A few weeks ago, I reported that Intel was quietly shipping some of its processor with 64-bit extensions enabled. It had already made an official announcement that the Xeon family would fully support the technology, but there was no word on the 90nm Pentium 4. After all, Intel has maintained that it wouldn't unveil the technology until Microsoft laid the groundwork with a compatible version of Windows XP.

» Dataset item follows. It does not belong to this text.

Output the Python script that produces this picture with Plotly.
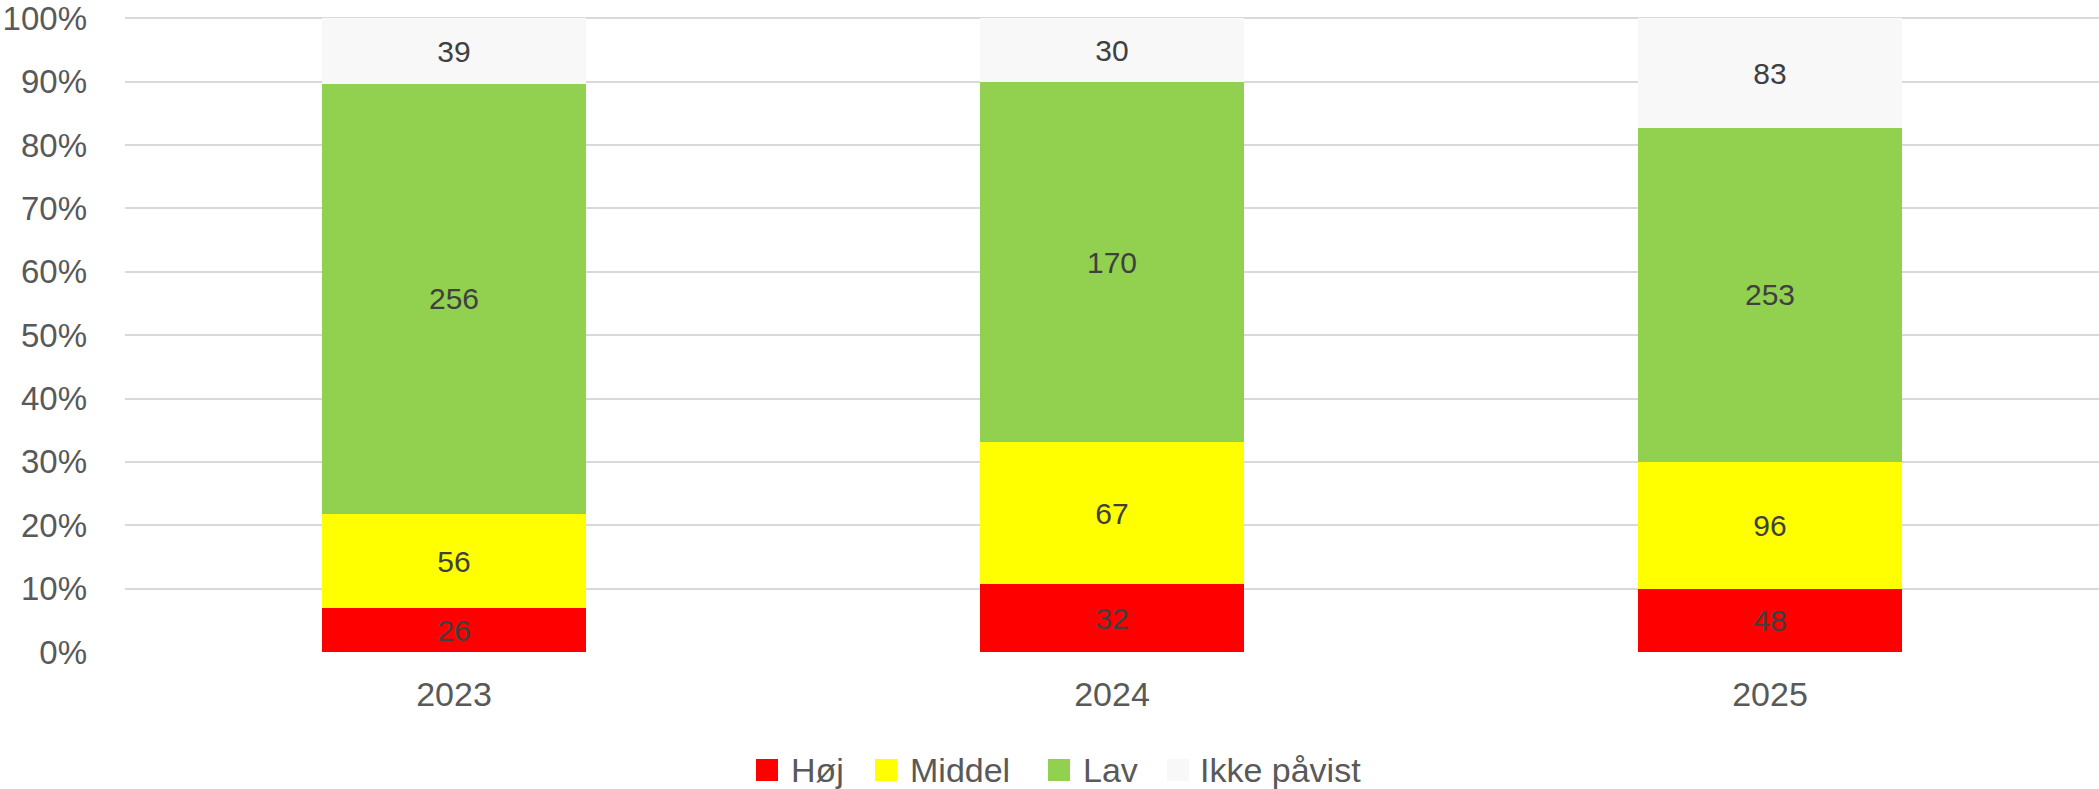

I recently confirmed with Intel, however, that there are a number of OEM workstations shipping with 64-bit Pentium 4 processors and motherboards based on the 925X chipset, including two from Dell. Intel's web site currently claims that the 925X is the only desktop chipset validated for use in a 64-bit platform, however the Intel representative to whom I spoke also suggested that 915P motherboards could be made compatible with the proper BIOS update. It also shouldn't come as much surprise that Microsoft is hustling to support Intel's EMT64 technology. The latest beta build of Windows XP 64-bit Edition, released on August 18th, will properly install on enabled Pentium 4 platforms - something it wouldn't do previously.

All the while, Intel continues down playing the importance of EMT64. "There still aren't any mainstream 64-bit operating systems or games that take advantage of the technology," said the rep. Right, but isn't the hardware infrastructure necessary before developers start writing their applications?